Ms Palmer said the case had made parents more reluctant to let children play alone. "It is making it worse because parents are more anxious, but also children are more anxious," she said.
"If lion cubs stopped play-stalking, play-fighting, play-hunting, the species would die out.
"Play is how you learn to be a human being and, if it is being supervised by adults all the time, children are not learning the essential social skills, sense of independence and resilience, and you are storing up problems for the future. Parents think it is so important to keep them safe and keep an eye on them at all times, but in fact children need leeway to make mistakes."
Marguerite Hunter Blair, the chief executive of Play Scotland, said parents had a "disproportionate fear" of their children being abducted by a stranger. "I think the instant global coverage of Madeleine McCann gave you a disproportionate fear, even if your commonsense tells you otherwise," she said.
"You feel you will be badly judged by your peer group if you do not move to the new norms of being seen to pay more attention to your child."
Dr John McKendrick, from the School of Social Sciences at Glasgow Caledonian University, said high-profile child murders such as the Dunblane massacre and the James Bulger case have always fuelled parents' fears. "If you have a high-profile case in the media, parents will talk about it and thereafter that will influence their opinion," he said.
"We do need to start to appreciate that the perceived dangers out there do not match up to the reality."
Dr McKendrick cited government research that found almost one in six children did not have anywhere to play.

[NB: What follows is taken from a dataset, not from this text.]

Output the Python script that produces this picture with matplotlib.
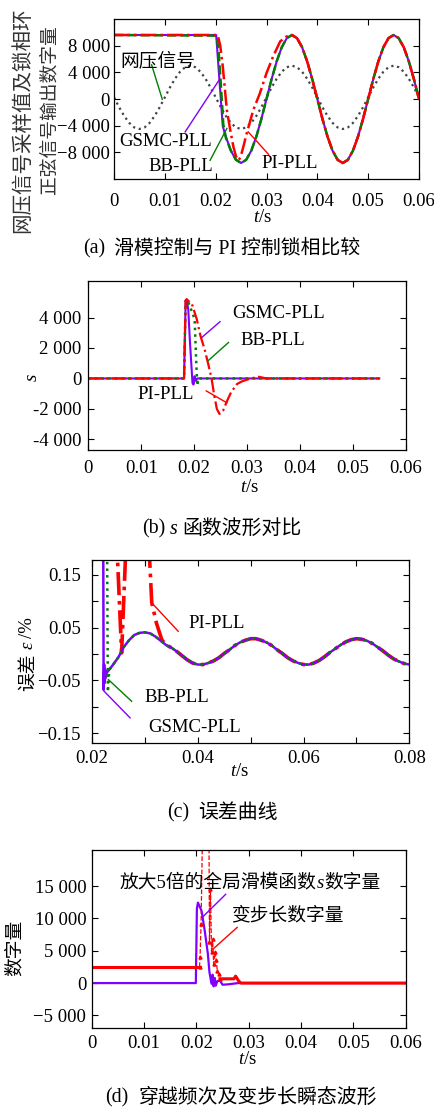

He said Scotland needed to build more play areas in housing developments and make existing areas more child-friendly.
A Play Scotland report on provision for children found only 38 per cent of local authorities had a policy or strategy on play, and only 25 per cent offered children free access to leisure centres. It also showed a lack of playgrounds in urban areas, where the number of children per playground often exceeds the national average of 255.
Ms Marshall, the Children's Commissioner, said: "Parents can't be blamed for wanting to keep their children safe. The worldwide scope of the media means parents today are regularly exposed to graphic details of very rare tragedies affecting children. As a society, we need to take steps to support parents and give them the confidence to allow their children the freedom they need to explore their environment and engage in stimulating activities. Some communities, for example, have introduced play 'rangers' who are available to support children to use public space safely and responsibly. Scotland needs a play strategy that will tackle these issues."
60 NEEDLESS DEATHS A YEAR
THE deaths of more than 60 children in one year could have been prevented if Scotland had a better approach to child safety, European experts have claimed.
A "report card"
looks at areas including poisoning, cycling and drowning. The biggest improvements are in road safety. But it says that if Scotland achieved the same standards as Sweden - Europe's best performer - 62 deaths would have been prevented in 1991, the year of the study. The country's Child Safety Report Card, published by the European Child Safety Alliance, says "stronger leadership from government is required".
A Scottish Government spokesman said it takes the issue of child safety extremely seriously.
'FEAR USED AS AN EXCUSE'
MANY parents use the fear of crime as an excuse for not making time for their children to play outdoors, it has been claimed.
Parenting experts say a "culture of fear" has exaggerated the dangers youngsters face. However, they believe over-protection of children may lead to them becoming less streetwise.
Kristina Woolnough, head of support group Parents in Partnership, said: "Everybody lives such busy lives these days. Parents find they are running from pillar to post and have so little time to let their kids out to play. This has the effect of shrinking their imaginations, and making them less confident.
"There is a culture of fear, but that is too often used an excuse by people who are simply too busy."